No tenía ánimo para seguir andando al azar. Además, a cada paso la detenían los mendigos que surgían ante ella bruscamente mostrando una llaga viscosa o un muñón envuelto en hilas sangrientas, o mujeres andrajosas que llevaban en brazos chiquillos con el rostro cubierto de suciedad y rodeados de moscas. Aquellas gentes salían de la sombra de los portales o de los rincones de las tiendas, o se alzaban de las orillas del río. Pedían primero con voz lamentable, luego amenazante. Por fin, asqueada y sin moneda menuda, Angélica dio orden a Kuassi-Ba de apartarlos.

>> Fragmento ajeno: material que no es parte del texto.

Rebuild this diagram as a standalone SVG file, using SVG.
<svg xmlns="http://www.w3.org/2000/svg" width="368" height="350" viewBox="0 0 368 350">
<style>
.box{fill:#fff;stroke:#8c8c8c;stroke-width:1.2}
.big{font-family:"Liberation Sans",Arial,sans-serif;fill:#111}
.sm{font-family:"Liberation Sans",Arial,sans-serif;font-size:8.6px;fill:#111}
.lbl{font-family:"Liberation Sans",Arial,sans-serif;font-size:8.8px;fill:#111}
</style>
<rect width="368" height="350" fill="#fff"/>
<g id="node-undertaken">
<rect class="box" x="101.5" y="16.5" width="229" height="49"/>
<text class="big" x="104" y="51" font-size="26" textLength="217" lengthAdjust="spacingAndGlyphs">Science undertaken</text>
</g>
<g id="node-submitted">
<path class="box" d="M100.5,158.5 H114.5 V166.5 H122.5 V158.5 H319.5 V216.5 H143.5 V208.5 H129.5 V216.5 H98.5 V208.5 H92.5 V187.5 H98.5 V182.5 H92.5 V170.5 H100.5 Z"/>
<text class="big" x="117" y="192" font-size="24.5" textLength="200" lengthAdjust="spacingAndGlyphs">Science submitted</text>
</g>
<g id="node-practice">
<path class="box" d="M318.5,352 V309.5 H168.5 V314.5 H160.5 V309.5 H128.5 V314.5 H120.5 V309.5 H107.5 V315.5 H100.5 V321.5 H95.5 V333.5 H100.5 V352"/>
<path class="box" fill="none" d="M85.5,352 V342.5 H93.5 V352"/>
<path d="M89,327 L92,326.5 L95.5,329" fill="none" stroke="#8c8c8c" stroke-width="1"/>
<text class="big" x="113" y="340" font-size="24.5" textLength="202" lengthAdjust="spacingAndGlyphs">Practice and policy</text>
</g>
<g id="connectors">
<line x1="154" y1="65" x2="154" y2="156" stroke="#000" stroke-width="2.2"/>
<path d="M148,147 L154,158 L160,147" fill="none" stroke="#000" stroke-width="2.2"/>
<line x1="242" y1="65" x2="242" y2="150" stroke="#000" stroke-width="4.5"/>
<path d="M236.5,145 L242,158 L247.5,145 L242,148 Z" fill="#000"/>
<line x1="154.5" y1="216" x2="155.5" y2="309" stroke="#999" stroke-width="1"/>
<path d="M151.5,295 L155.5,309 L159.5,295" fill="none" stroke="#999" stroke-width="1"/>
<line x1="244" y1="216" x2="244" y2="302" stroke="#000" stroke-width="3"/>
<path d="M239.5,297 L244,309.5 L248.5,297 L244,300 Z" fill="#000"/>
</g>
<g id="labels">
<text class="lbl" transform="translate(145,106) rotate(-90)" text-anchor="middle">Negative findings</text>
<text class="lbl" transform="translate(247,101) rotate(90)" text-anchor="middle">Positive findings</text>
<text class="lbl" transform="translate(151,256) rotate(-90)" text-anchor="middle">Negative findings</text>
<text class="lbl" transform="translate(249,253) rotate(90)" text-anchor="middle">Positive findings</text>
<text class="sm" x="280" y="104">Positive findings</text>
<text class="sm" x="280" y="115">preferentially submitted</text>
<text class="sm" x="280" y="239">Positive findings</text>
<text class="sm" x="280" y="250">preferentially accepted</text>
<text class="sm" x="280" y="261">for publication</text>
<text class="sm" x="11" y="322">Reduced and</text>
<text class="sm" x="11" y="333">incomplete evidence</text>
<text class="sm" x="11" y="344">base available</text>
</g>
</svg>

Inmediatamente el negro mostró sus dientes de caníbal y alargó las manos en dirección de un hombre con muletas que se acercaba y que echó a correr con sorprendente agilidad.

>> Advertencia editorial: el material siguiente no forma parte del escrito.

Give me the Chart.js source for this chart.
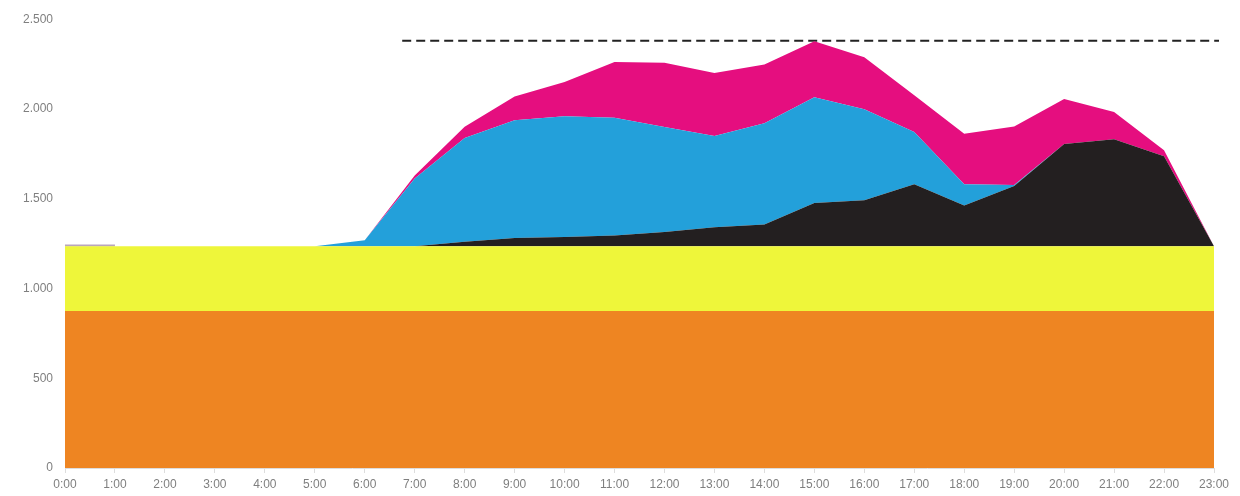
<!DOCTYPE html>
<html>
<head>
<meta charset="utf-8">
<script src="https://cdn.jsdelivr.net/npm/chart.js@4/dist/chart.umd.min.js"></script>
<style>
  html, body { margin: 0; padding: 0; background: #fff; }
  #wrap { width: 1240px; height: 496px; }
</style>
</head>
<body>
<div id="wrap"><canvas id="chart"></canvas></div>
<script>
// hours of the day (x axis)
const hours = [0, 1, 2, 3, 4, 5, 6, 7, 8, 9, 10, 11, 12, 13, 14, 15, 16, 17, 18, 19, 20, 21, 22, 23];

// stacked layers, bottom to top
const orange  = [875, 875, 875, 875, 875, 875, 875, 875, 875, 875, 875, 875, 875, 875, 875, 875, 875, 875, 875, 875, 875, 875, 875, 875];
const yellow  = [360, 360, 360, 360, 360, 360, 360, 360, 360, 360, 360, 360, 360, 360, 360, 360, 360, 360, 360, 360, 360, 360, 360, 360];
const black   = [0, 0, 0, 0, 0, 0, 0, 0, 25, 46, 52, 60, 80, 106, 121, 241, 256, 345, 227, 336, 570, 596, 501, 0];
const blue    = [0, 0, 0, 0, 0, 0, 33, 377, 578, 656, 672, 656, 584, 508, 565, 589, 507, 291, 118, 5, 0, 0, 0, 0];
const magenta = [0, 0, 0, 0, 0, 0, 0, 18, 63, 133, 191, 310, 359, 351, 327, 312, 290, 205, 282, 326, 251, 152, 34, 0];

// thin line at the start of the day
const purpleHours = [0, 1];
const purpleLine  = [1240, 1240];

// dashed limit line
const limitHours = [6.75, 23.1];
const limitLine  = [2380, 2380];

const yTicks = [0, 500, 1000, 1500, 2000, 2500];

function pts(xs, ys) {
    return xs.map((x, i) => ({ x: x, y: ys[i] }));
}

function layer(label, values, color, fill) {
    return {
        label: label,
        data: pts(hours, values),
        backgroundColor: color,
        borderColor: color,
        borderWidth: 0,
        pointRadius: 0,
        tension: 0,
        fill: fill,
        stack: 'main'
    };
}

function fmt(v) {
    return String(v).replace(/\B(?=(\d{3})+(?!\d))/g, '.');
}

const ctx = document.getElementById('chart').getContext('2d');

new Chart(ctx, {
    type: 'line',
    data: {
        datasets: [
            layer('orange', orange, '#ee8522', 'origin'),
            layer('yellow', yellow, '#eef63a', '-1'),
            layer('black', black, '#231f20', '-1'),
            layer('blue', blue, '#23a0da', '-1'),
            layer('magenta', magenta, '#e50e7f', '-1'),
            {
                label: 'purple',
                data: pts(purpleHours, purpleLine),
                borderColor: '#b9a6bb',
                borderWidth: 2,
                pointRadius: 0,
                fill: false,
                stack: 'p'
            },
            {
                label: 'limit',
                data: pts(limitHours, limitLine),
                borderColor: '#222',
                borderWidth: 2,
                borderDash: [9, 5],
                pointRadius: 0,
                fill: false,
                clip: false,
                stack: 'l'
            }
        ]
    },
    options: {
        responsive: true,
        maintainAspectRatio: false,
        animation: false,
        layout: {
            padding: { top: 13, right: 26, left: 0, bottom: 0 }
        },
        plugins: {
            legend: { display: false },
            tooltip: { enabled: false }
        },
        scales: {
            x: {
                type: 'linear',
                min: 0,
                max: 23,
                grid: {
                    display: true,
                    drawOnChartArea: false,
                    drawTicks: true,
                    tickLength: 5,
                    color: '#dddddd'
                },
                border: { display: true, color: '#dddddd' },
                ticks: {
                    stepSize: 1,
                    autoSkip: false,
                    maxRotation: 0,
                    padding: 4,
                    color: '#7f7f7f',
                    font: { family: 'Liberation Sans', size: 12 },
                    callback: v => v + ':00'
                },
                afterFit: s => { s.height = 28; }
            },
            y: {
                stacked: true,
                min: 0,
                max: 2500,
                afterBuildTicks: s => { s.ticks = yTicks.map(v => ({ value: v })); },
                grid: { display: false, drawTicks: false },
                border: { display: false },
                ticks: {
                    padding: 12,
                    color: '#7f7f7f',
                    font: { family: 'Liberation Sans', size: 12 },
                    callback: v => fmt(v)
                },
                afterFit: s => { s.width = 65; }
            }
        }
    }
});
</script>
</body>
</html>
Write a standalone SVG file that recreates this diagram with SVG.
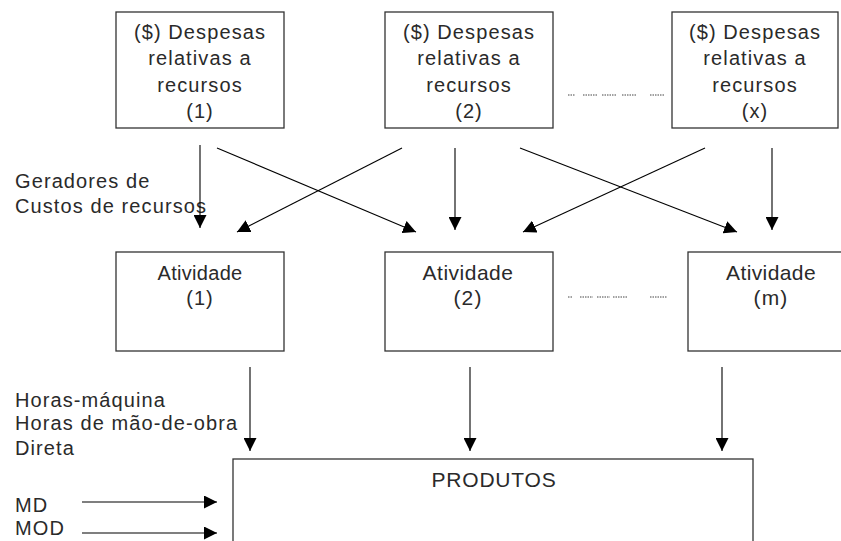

—Eso es lo que se saca de ir a pie como los villanos —repetía Margarita, cada vez más enojada.

Angélica lanzó un suspiro de alivio cuando al fin vio, cubierta de hiedra, la torre del Bois, vestigio ruinoso del antiguo recinto del viejo París. Poco después apareció el pabellón de Flora, terminando y uniendo en ángulo recto la galería con el castillo de las Tullerías. El aire era más fresco. Un viento ligero subía del Sena. Por fin descubrió las Tullerías, palacio adornado con mil detalles y flanqueado por una robusta cúpula y otras más pequeñas. Residencia de verano, fue edificado para Catalina de Médicis.

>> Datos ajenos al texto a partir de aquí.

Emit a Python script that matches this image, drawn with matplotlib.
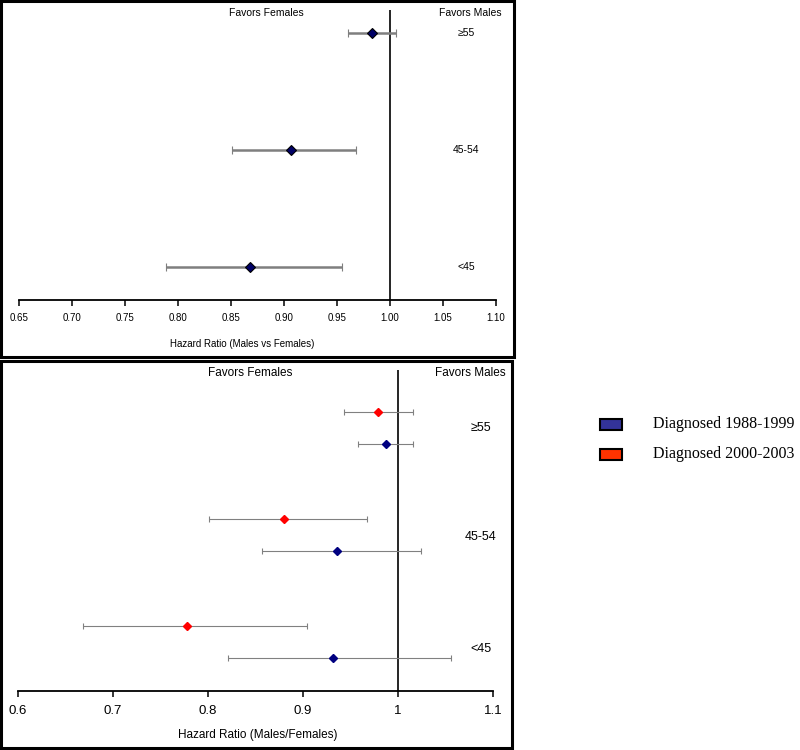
import matplotlib
matplotlib.use("Agg")
import matplotlib.pyplot as plt
from matplotlib.patches import Rectangle

plt.rcParams['font.family'] = ['Liberation Sans', 'DejaVu Sans']

# --- data: top panel (all years) ---
age_groups = ["\u226555", "45-54", "<45"]
top_hr = [0.983, 0.907, 0.868]
top_lo = [0.960, 0.851, 0.789]
top_hi = [1.006, 0.968, 0.955]
top_ticks = [0.65, 0.70, 0.75, 0.80, 0.85, 0.90, 0.95, 1.00, 1.05, 1.10]

# --- data: bottom panel (by diagnosis period) ---
early_hr = [0.987, 0.936, 0.931]
early_lo = [0.958, 0.857, 0.821]
early_hi = [1.016, 1.024, 1.056]
late_hr = [0.979, 0.880, 0.778]
late_lo = [0.943, 0.801, 0.669]
late_hi = [1.016, 0.967, 0.904]
bottom_ticks = [0.6, 0.7, 0.8, 0.9, 1.0, 1.1]
bottom_ticklabels = ["0.6", "0.7", "0.8", "0.9", "1", "1.1"]
period_labels = ["Diagnosed 1988-1999", "Diagnosed 2000-2003"]

group_pos = [3, 2, 1]

fig = plt.figure(figsize=(8, 7.5), dpi=100)


def style_axis(ax):
    for side in ["left", "top", "right"]:
        ax.spines[side].set_visible(False)
    ax.spines["bottom"].set_linewidth(1.3)
    ax.set_yticks([])
    ax.tick_params(axis="x", direction="out", length=4, width=1.1, color="black")


# ---------------- top panel ----------------
ax1 = fig.add_axes([19 / 800, 0.6, 477 / 800, 290 / 750])
style_axis(ax1)
ax1.set_xlim(0.65, 1.10)
ax1.set_ylim(0.718, 3.197)
ax1.axvline(1.0, color="black", lw=1.2)

xerr = [[h - l for h, l in zip(top_hr, top_lo)], [u - h for h, u in zip(top_hr, top_hi)]]
ax1.errorbar(top_hr, group_pos, xerr=xerr, fmt="D", color="#7f7f7f", ecolor="#7f7f7f",
             elinewidth=1.8, capsize=3, capthick=1.8, markersize=5.5,
             markerfacecolor="#000066", markeredgecolor="black", markeredgewidth=0.8)

ax1.set_xticks(top_ticks)
ax1.set_xticklabels(["%.2f" % t for t in top_ticks])
ax1.tick_params(axis="x", labelsize=7, pad=5.5)
ax1.set_xlabel("Hazard Ratio (Males vs Females)", fontsize=7)
ax1.xaxis.set_label_coords(0.4675, -0.135)

for g, lab in zip(group_pos, age_groups):
    ax1.text(1.072, g, lab, ha="center", va="center", fontsize=7.5)
ax1.text(0.883, 3.17, "Favors Females", ha="center", va="center", fontsize=7.5, clip_on=False)
ax1.text(1.0755, 3.17, "Favors Males", ha="center", va="center", fontsize=7.5, clip_on=False)

# ---------------- bottom panel ----------------
ax2 = fig.add_axes([17.7 / 800, 59 / 750, 475.6 / 800, 321 / 750])
style_axis(ax2)
ax2.set_xlim(0.6, 1.1)
ax2.set_ylim(0.544, 3.545)
ax2.axvline(1.0, color="black", lw=1.2)

y_late = [g + 0.15 for g in group_pos]
y_early = [g - 0.15 for g in group_pos]
ax2.errorbar(late_hr, y_late,
             xerr=[[h - l for h, l in zip(late_hr, late_lo)], [u - h for h, u in zip(late_hr, late_hi)]],
             fmt="D", ecolor="#808080", elinewidth=0.8, capsize=2.5, capthick=0.8,
             markersize=3.8, markerfacecolor="#ff0000", markeredgecolor="#ff0000")
ax2.errorbar(early_hr, y_early,
             xerr=[[h - l for h, l in zip(early_hr, early_lo)], [u - h for h, u in zip(early_hr, early_hi)]],
             fmt="D", ecolor="#808080", elinewidth=0.8, capsize=2.5, capthick=0.8,
             markersize=3.8, markerfacecolor="#000080", markeredgecolor="#000080")

ax2.set_xticks(bottom_ticks)
ax2.set_xticklabels(bottom_ticklabels)
ax2.tick_params(axis="x", labelsize=9.5, pad=6)
ax2.set_xlabel("Hazard Ratio (Males/Females)", fontsize=8.5)
ax2.xaxis.set_label_coords(0.505, -0.118)

for y, lab in zip([3.0, 1.98, 0.94], age_groups):
    ax2.text(1.087, y, lab, ha="center", va="center", fontsize=9)
ax2.text(0.844, 3.517, "Favors Females", ha="center", va="center", fontsize=8.5, clip_on=False)
ax2.text(1.0756, 3.517, "Favors Males", ha="center", va="center", fontsize=8.5, clip_on=False)

# ---------------- panel frames ----------------
fig.add_artist(Rectangle((1 / 800, 393 / 750), 513 / 800, 356 / 750, transform=fig.transFigure,
                         fill=False, lw=2.2, ec="black"))
fig.add_artist(Rectangle((1 / 800, 2 / 750), 511 / 800, 387 / 750, transform=fig.transFigure,
                         fill=False, lw=2.2, ec="black"))

# ---------------- legend (drawn by hand, like the original) ----------------
legend_colors = ["#333399", "#ff3300"]
for i, (lab, col) in enumerate(zip(period_labels, legend_colors)):
    yc = 424 + i * 30.5
    fig.add_artist(Rectangle((600 / 800, (750 - yc - 5.5) / 750), 22 / 800, 11 / 750,
                             transform=fig.transFigure, fc=col, ec="black", lw=1.5))
    fig.text(652.7 / 800, (750 - yc) / 750, lab, ha="left", va="center", fontsize=11.5,
             family=["Liberation Serif", "DejaVu Serif"])

fig.savefig("out.png", dpi=100)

En las Tullerías le dijeron que esperase. La
Grande Mademoiselle
había ido al Luxemburgo para preparar su mudanza, porque
Monsieur,
hermano del rey, le disputaba las Tullerías, donde, sin embargo,
Mademoiselle
residía desde hacía años. Se había instalado con todo su séquito en un ala del palacio.
Mademoiselle
le había tratado de tramposo, después de cruzarse muchos gritos. Por fin
Mademoiselle
cedió, como había cedido siempre. Era, verdaderamente, demasiado buena.

Cuando se quedó sola, Angélica se sentó junto a una ventana y contempló los jardines maravillosos. Más allá de los arriates de mosaicos floridos se veían brillar los copos blancos de un gran vergel de almendros, y más lejos las masas verdes de los árboles de la Garenne. A la orilla del Sena, un edificio daba abrigo a la pajarera de Luis XIII, donde se criaban aún halcones de caza. A la derecha estaban las célebres caballerizas reales y el picadero, del cual subían a aquella hora el ruido de los galopes y los gritos de los pajes y adiestradores. Angélica respiraba el aire campestre y miraba dar vueltas a los molinitos de viento sobre las lejanas lomas de Chaillot, de Passy y del Roule.